Something similar could happen again on a smaller scale, particularly if Donald Trump wins the presidential election in November. His economic advisers have in the past advocated for a weaker greenback to narrow the U.S. trade deficit, especially relative to the yuan, which is currently under pressure as foreign investors flee low-yielding Chinese bonds.

Perhaps more important, economic growth is accelerating beyond America’s borders. This has historically provided the conditions for the greenback to weaken. Recent economic data suggests that the eurozone and Japan are finally turning up, and China’s recovery seems to be building momentum. Beijing is actively intervening to push up the yuan. 

All this suggests it is a good time for dollar-based investors to think about shifting more money overseas.

A fall in the dollar usually greases the wheels of global growth. Roughly half of trade invoices and three-quarters of nonbank debt are denominated in dollars, which means that emerging nations in particular—those that struggle to borrow in their own currencies—get a boost whenever the U.S. currency cheapens. 

Even if a weaker greenback is an effect of broadening economic growth rather than a cause, it remains a bullish signal for international stock markets, which have a greater percentage of so-called cyclical companies. European banks, which are on a tear, are a good example.

Overseas stocks haven’t experienced this tailwind much since the global financial crisis. As the dollar’s inflation-adjusted value has risen 35% since the end of 2009, the MSCI EAFE Index, which tracks developed markets outside of North America, has only returned about 200%, compared with roughly 500% for the S&P 500. In the only recent spell when the dollar was depressed, between 2020 and mid-2021, U.S. stocks bafflingly raced ahead even more, buoyed by technology giants reaping pandemic gains.

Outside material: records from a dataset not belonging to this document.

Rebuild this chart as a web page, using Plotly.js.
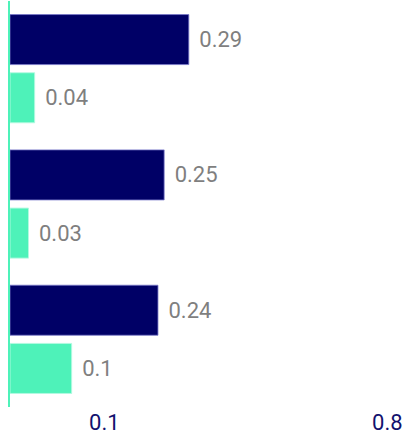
<!DOCTYPE html>
<html>
<head>
<meta charset="utf-8">
<script src="https://cdn.plot.ly/plotly-3.0.1.min.js"></script>
<style>html,body{margin:0;padding:0;background:#fff;}#chart{width:404px;height:439px;}</style>
</head>
<body>
<div id="chart"></div>
<script>
var categories = ['Group A', 'Group B', 'Group C'];
var seriesNavy = [0.29, 0.25, 0.24];
var seriesMint = [0.04, 0.03, 0.1];
var tickLabels = ['0.1', '0.8'];

var navy = '#000066';
var mint = '#4ef2b9';

function fmt(v) { return '\u2004' + v; }

var traces = [
  {
    type: 'bar', orientation: 'h', name: 'A',
    y: categories, x: seriesNavy,
    text: seriesNavy.map(fmt),
    textposition: 'outside', cliponaxis: false,
    textfont: {family: 'Roboto', size: 22, color: '#7f7f7f'},
    marker: {color: navy, line: {color: 'rgba(120,120,200,0.8)', width: 1}},
    hoverinfo: 'none'
  },
  {
    type: 'bar', orientation: 'h', name: 'B',
    y: categories, x: seriesMint,
    text: seriesMint.map(fmt),
    textposition: 'outside', cliponaxis: false,
    textfont: {family: 'Roboto', size: 22, color: '#7f7f7f'},
    marker: {color: mint, line: {color: 'rgba(180,250,225,0.9)', width: 1}},
    hoverinfo: 'none'
  }
];

var layout = {
  width: 404, height: 439,
  margin: {l: 10, r: 0, t: 1, b: 32, pad: 0},
  paper_bgcolor: '#ffffff', plot_bgcolor: '#ffffff',
  showlegend: false,
  barmode: 'group', bargap: 0.14, bargroupgap: 0.14,
  font: {family: 'Roboto', color: navy},
  xaxis: {
    range: [0, 0.639], showgrid: false, zeroline: false, showline: false,
    tickmode: 'array', tickvals: [0.153, 0.612], ticktext: tickLabels,
    ticks: '', ticklen: 0, tickfont: {family: 'Roboto', size: 22, color: '#12126e'},
    fixedrange: true
  },
  yaxis: {
    autorange: 'reversed', showticklabels: false, ticks: '',
    showgrid: false, zeroline: false,
    showline: true, linecolor: mint, linewidth: 2,
    fixedrange: true
  }
};

Plotly.newPlot('chart', traces, layout, {displayModeBar: false, staticPlot: true});
</script>
</body>
</html>
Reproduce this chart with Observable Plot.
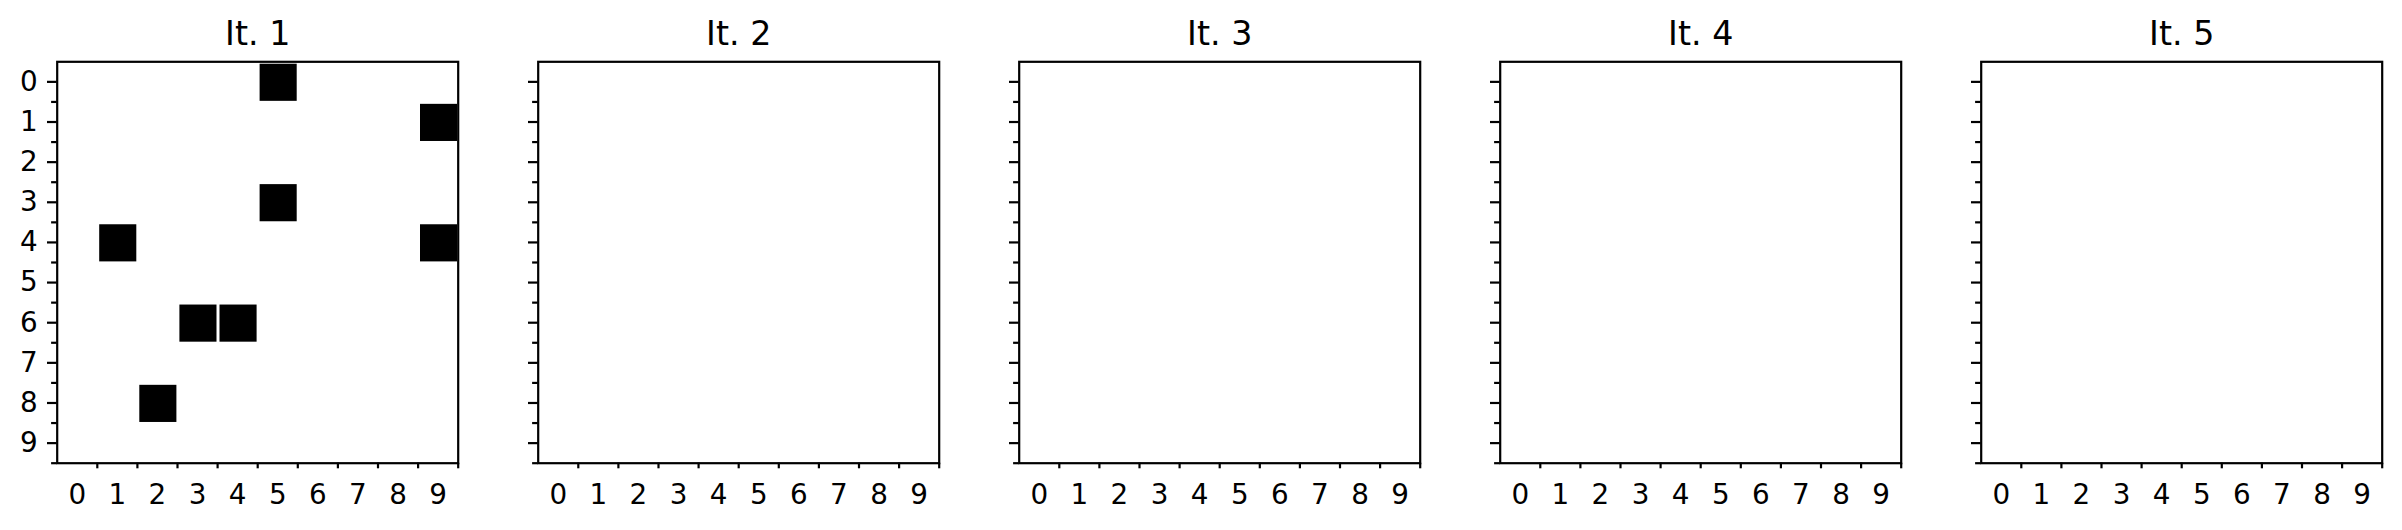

This has understandably conditioned investors to call it quits and just put all their eggs in the American basket.

To be sure, the dollar’s elevated real exchange rate compared with the past may be somewhat deceptive: Adjusting for inflation is tricky because most products aren’t traded across borders. When it comes to energy, which does have a huge impact, the U.S. has switched from being a net importer to a net exporter, thanks to the shale revolution of the 2010s.

Additionally, Washington’s recent turn to industrial policy has triggered a wave of foreign direct investment into the U.S. Economic theory also predicts that the recent tariffs imposed by Washington should push the currency up, and recent research backs this up to an extent.

History never repeats itself precisely, and investors shouldn’t be waiting for the monumental dollar selloff that followed the Plaza Accord. But neither should they assume the U.S. currency can rise forever.